Over the years, Transportation Alternatives has organized many great rallies and gotten new partners involved in the advocacy for totally car-free parks. Here's one of the events Streetfilms has covered: Mobilized Moms for a Car-Free Central Park.

And students! Here's a video featuring the Prospect Park Youth Advocates, who gathered thousands of signatures for a car-free park and marched over the Brooklyn Bridge to deliver them to City Hall.

Here's a profile of Randy Cohen, who wrote the "Ethicist" column in the New York Times Magazine for many years. He discusses how our parks should to be places where people can find a sanctuary from the noise and danger of cars.

Today, we're not quite at the 100 percent car-free goal, but we're very close. For all those who have invested time, protested, gathered signatures, and cajoled their elected officials, THANK YOU!!!

  • Alexander Vucelic

    now to gradually move same program to West Side Highway :)

  • Joe R.

    I'd personally like to see one lane on ALL our limited access highways turned over to bicycles. Yes, you'll need separate entrance/exit ramps. It will also need to be physically protected from motor traffic by jersey barriers. Nevertheless, it would give cyclists the same benefits motorists derive from limited access highways without building any totally new infrastructure.

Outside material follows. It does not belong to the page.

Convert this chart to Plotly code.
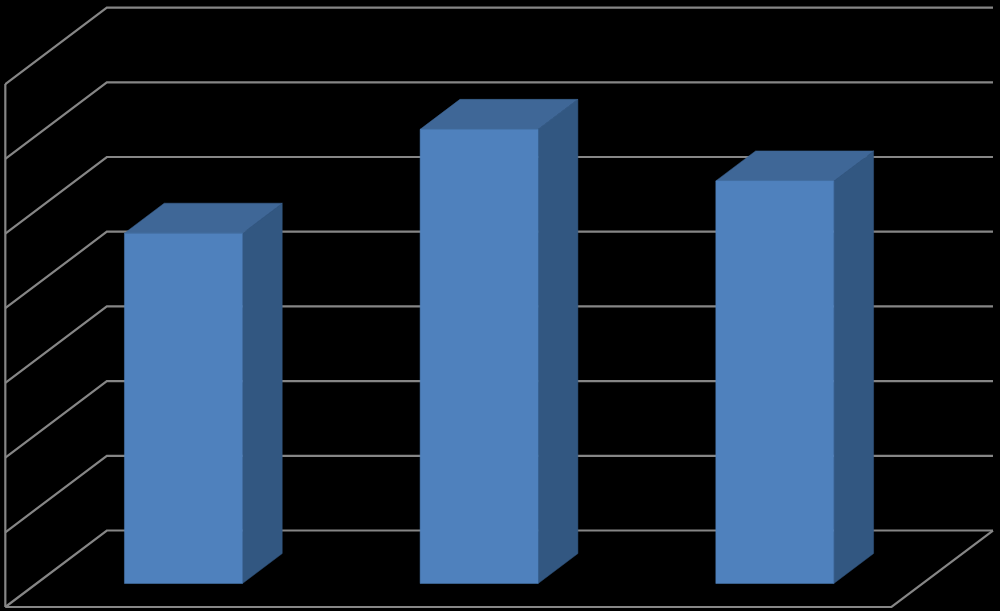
import plotly.graph_objects as go

categories = [0, 1, 2]
values = [4.69, 6.08, 5.39]
grid_levels = [0, 1, 2, 3, 4, 5, 6, 7]

DX, DY = 0.3433, 1.024      # projection of full chart depth, in axis units
CMIN, CMAX = -0.497, 2.5    # category extent of the floor
D0, D1 = 0.307, 0.699       # bar depth span
HALF = 0.1995               # half bar width

GRID = "#868686"
FRONT, TOP, SIDE = "#4f81bd", "#3f6797", "#325781"


def px(c, d):
    return c + d * DX


def py(v, d):
    return v + d * DY


fig = go.Figure()


def line(xs, ys):
    fig.add_trace(go.Scatter(x=xs, y=ys, mode="lines", hoverinfo="skip",
                             line=dict(color=GRID, width=2.2)))


def face(pts, color):
    fig.add_trace(go.Scatter(x=[p[0] for p in pts] + [pts[0][0]],
                             y=[p[1] for p in pts] + [pts[0][1]],
                             mode="lines", fill="toself", fillcolor=color,
                             line=dict(color=color, width=0.5), hoverinfo="skip"))


# Walls and floor grid
for g in grid_levels:
    line([px(CMIN, 0), px(CMIN, 1), px(CMAX, 1)], [py(g, 0), py(g, 1), py(g, 1)])
line([CMIN, CMIN], [0, grid_levels[-1]])
line([CMIN, CMAX, px(CMAX, 1)], [0, 0, py(0, 1)])

# Bars
for c, v in zip(categories, values):
    l, r = c - HALF, c + HALF
    face([(px(r, D0), py(0, D0)), (px(r, D1), py(0, D1)),
          (px(r, D1), py(v, D1)), (px(r, D0), py(v, D0))], SIDE)
    face([(px(l, D0), py(v, D0)), (px(r, D0), py(v, D0)),
          (px(r, D1), py(v, D1)), (px(l, D1), py(v, D1))], TOP)
    face([(px(l, D0), py(0, D0)), (px(r, D0), py(0, D0)),
          (px(r, D0), py(v, D0)), (px(l, D0), py(v, D0))], FRONT)

fig.update_layout(
    width=1000, height=611, showlegend=False,
    margin=dict(l=0, r=0, t=0, b=0),
    paper_bgcolor="#000000", plot_bgcolor="#000000",
    xaxis=dict(visible=False, range=[-0.515, 2.867]),
    yaxis=dict(visible=False, range=[-0.0535, 8.126]),
)
fig.write_html(
    "out.html",
    config={"displayModeBar": False},
    post_script="document.body.style.margin='0';document.body.style.overflow='hidden';"
                "document.body.style.background='#000';",
)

  • http://www.chickenunderwear.com Chicken Underwear
  • http://www.streetfilms.org/ Clarence Eckerson Jr.

    Yes you did. Thousands and thousands of people have been making this happen since the late 1970s. Thanks so much, I signed the petition not long after you put it up.

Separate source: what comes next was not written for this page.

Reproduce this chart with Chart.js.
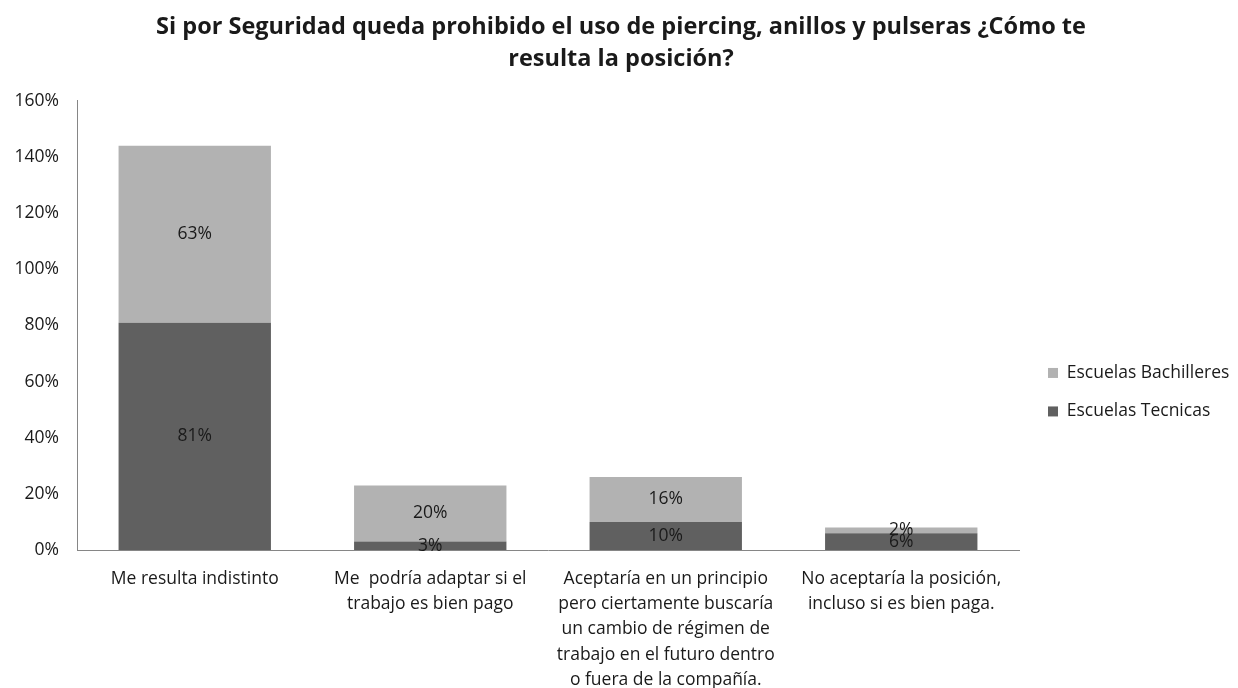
<!DOCTYPE html>
<html>
<head>
<meta charset="utf-8">
<script src="https://cdn.jsdelivr.net/npm/chart.js@4.4.0/dist/chart.umd.min.js"></script>
<style>
  html, body { margin: 0; padding: 0; background: #fff; }
  #wrap { width: 1238px; height: 688px; position: relative; }
</style>
</head>
<body>
<div id="wrap"><canvas id="chart"></canvas></div>
<script>
// Respuestas por tipo de escuela (en %)
const categories = [
    'Me resulta indistinto',
    ['Me  podría adaptar si el', 'trabajo es bien pago'],
    ['Aceptaría en un principio', 'pero ciertamente buscaría', 'un cambio de régimen de', 'trabajo en el futuro dentro', 'o fuera de la compañía.'],
    ['No aceptaría la posición,', 'incluso si es bien paga.']
];
const tecnicas = [81, 3, 10, 6];
const bachilleres = [63, 20, 16, 2];
const titleLines = [
    'Si por Seguridad queda prohibido el uso de piercing, anillos y pulseras ¿Cómo te',
    'resulta la posición?'
];

const FONT = '"Open Sans", sans-serif';
const TEXT = '#1a1a1a';
const SIZE = 17.5;

// etiquetas de valor en el centro de cada segmento
const segmentLabels = {
    id: 'segmentLabels',
    afterDatasetsDraw(chart) {
        const ctx = chart.ctx;
        ctx.save();
        ctx.font = SIZE + 'px ' + FONT;
        ctx.fillStyle = TEXT;
        ctx.textAlign = 'center';
        ctx.textBaseline = 'middle';
        chart.data.datasets.forEach((ds, i) => {
            const meta = chart.getDatasetMeta(i);
            meta.data.forEach((bar, j) => {
                const y = (bar.y + bar.base) / 2;
                ctx.fillText(ds.data[j] + '%', bar.x, y);
            });
        });
        ctx.restore();
    }
};

new Chart(document.getElementById('chart'), {
    type: 'bar',
    data: {
        labels: categories,
        datasets: [
            { label: 'Escuelas Tecnicas', data: tecnicas, backgroundColor: '#606060' },
            { label: 'Escuelas Bachilleres', data: bachilleres, backgroundColor: '#b2b2b2' }
        ]
    },
    options: {
        responsive: true,
        maintainAspectRatio: false,
        animation: false,
        layout: { padding: { left: 12, right: 8, top: 11, bottom: 0 } },
        datasets: { bar: { categoryPercentage: 0.647, barPercentage: 1 } },
        plugins: {
            title: {
                display: true,
                text: titleLines,
                color: TEXT,
                font: { family: FONT, size: 23.5, weight: 'bold', lineHeight: 1.36 },
                padding: { top: 0, bottom: 26 }
            },
            legend: {
                position: 'right',
                reverse: true,
                title: { display: true, text: '', padding: { top: 0, bottom: 71 } },
                labels: {
                    color: TEXT,
                    font: { family: FONT, size: SIZE },
                    boxWidth: 10,
                    boxHeight: 10,
                    padding: 21
                }
            },
            tooltip: { enabled: false }
        },
        scales: {
            x: {
                stacked: true,
                grid: { display: false, drawTicks: false },
                border: { color: '#868686' },
                ticks: { color: TEXT, font: { family: FONT, size: SIZE, lineHeight: 1.446 }, padding: 16, maxRotation: 0, autoSkip: false },
                afterFit: scale => { scale.height = 138; }
            },
            y: {
                stacked: true,
                min: 0,
                max: 160,
                grid: { display: false, drawTicks: false },
                border: { color: '#868686' },
                ticks: { stepSize: 20, color: TEXT, font: { family: FONT, size: SIZE }, padding: 18, callback: v => v + '%' },
                afterFit: scale => { scale.width = 65; }
            },
            // espacio vacío entre el área de barras y la leyenda
            gap: {
                type: 'linear',
                position: 'right',
                grid: { display: false, drawTicks: false },
                border: { display: false },
                ticks: { display: false },
                afterFit: scale => { scale.width = 8; }
            }
        }
    },
    plugins: [segmentLabels]
});
</script>
</body>
</html>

    There are so many people I wish I could thank individually, I can see on Facebook many folks that have moved away since the early 2000s that no longer live here chiming in about how they are so excited this finally happened! Some of them remember when we gathered thousands of signed cards at the PP Greenmarket to give to Mayor Bloomberg and Marty Markowtiz.

    There are even more videos on the site of related to the park, but when you reach 10 videos in a blog post, people start getting a little tired of watching towards the end. :)

  • Beth

    Arguably the most important advance for walkers and cyclists in many many years and we all owe a debt of gratitude to "the indefatigable Ken Coughlin" for his years of thankless activism and advocacy.

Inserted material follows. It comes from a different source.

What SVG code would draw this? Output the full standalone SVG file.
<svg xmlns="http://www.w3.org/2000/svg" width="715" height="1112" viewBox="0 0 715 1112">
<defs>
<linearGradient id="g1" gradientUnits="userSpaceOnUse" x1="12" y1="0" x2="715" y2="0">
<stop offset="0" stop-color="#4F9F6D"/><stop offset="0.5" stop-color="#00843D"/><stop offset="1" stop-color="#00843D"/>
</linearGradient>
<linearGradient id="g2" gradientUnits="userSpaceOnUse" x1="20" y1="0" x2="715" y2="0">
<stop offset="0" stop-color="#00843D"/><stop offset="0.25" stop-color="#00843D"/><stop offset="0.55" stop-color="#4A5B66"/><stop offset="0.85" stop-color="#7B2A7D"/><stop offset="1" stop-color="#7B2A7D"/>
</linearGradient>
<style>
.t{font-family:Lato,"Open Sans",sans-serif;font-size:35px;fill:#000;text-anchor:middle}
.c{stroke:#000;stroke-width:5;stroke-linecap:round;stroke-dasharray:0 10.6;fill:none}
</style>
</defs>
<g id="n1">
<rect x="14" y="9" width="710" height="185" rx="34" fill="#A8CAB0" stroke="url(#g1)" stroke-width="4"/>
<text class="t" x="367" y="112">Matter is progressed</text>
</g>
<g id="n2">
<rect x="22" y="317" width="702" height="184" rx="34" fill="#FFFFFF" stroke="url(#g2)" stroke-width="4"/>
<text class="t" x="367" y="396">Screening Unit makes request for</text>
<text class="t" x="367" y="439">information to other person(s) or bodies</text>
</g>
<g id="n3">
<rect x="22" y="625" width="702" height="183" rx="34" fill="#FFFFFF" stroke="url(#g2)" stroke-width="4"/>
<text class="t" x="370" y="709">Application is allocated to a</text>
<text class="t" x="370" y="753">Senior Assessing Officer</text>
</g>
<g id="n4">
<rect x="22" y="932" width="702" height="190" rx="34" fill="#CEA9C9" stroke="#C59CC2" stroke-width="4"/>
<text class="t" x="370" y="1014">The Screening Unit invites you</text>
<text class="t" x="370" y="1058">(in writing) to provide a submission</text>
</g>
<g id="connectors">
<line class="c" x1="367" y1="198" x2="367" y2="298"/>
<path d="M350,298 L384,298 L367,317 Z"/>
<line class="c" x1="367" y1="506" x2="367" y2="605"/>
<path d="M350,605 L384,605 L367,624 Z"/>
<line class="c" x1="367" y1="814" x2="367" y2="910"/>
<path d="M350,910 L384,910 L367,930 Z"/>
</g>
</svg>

  • http://www.streetfilms.org/ Clarence Eckerson Jr.

    There are many folks to thank. But Ken Coughlin has to be at the top of everyone's list for keeping car-free parks alive and in the news for years. And let's not forget all his work and all those volunteers gathering 100,000 petitions!

  • http://www.streetfilms.org/ Clarence Eckerson Jr.

    Damn, I was just reminded of some video I shot back in 2005 in Prospect Park of some great protests. Now I gotta go see if I can find that! Plenty of love to go around.....

  • https://greenwaycommuter.wordpress.com/ Tal F.

    I went for a ride around the CP loop this morning to see what it's like for myself before the cars are banned. I've been on that loop plenty of times on weekends and evenings but it's not on my way to work so I don't usually go during AM rush hour.

    WOW, it is about time we got rid of private cars inside the park.

    In just 10 minutes of riding alongside cars I saw dozens of cars travel well in excess of the 20 MPH speed limit (several going at least 30 MPH), multiple drivers pull out of their lane and into the bike lane directly in front of me to overtake service vehicles following the speed limit, and cars honking at cyclists making turns in or out of the park.

    It was far more nerve-wracking than riding on weekends (despite the hordes of tourists swerving around as they take selfies or ambling obliviously into the bike lane).

    I also finally understood why there are traffic lights, as it is virtually impossible to cross until the cars are forced to stop with a red light. Hopefully those lights will be taken out soon now that cars are banned. The Hudson River Greenway does just fine without any lights at ped-bike only intersections, and I'm sure CP can do fine as well.

    Thank you so much to Transportation Alternatives and all the wonderful activists who have worked tirelessly to bring this moment, and keep it up until ALL of the park drives are car-free all the time.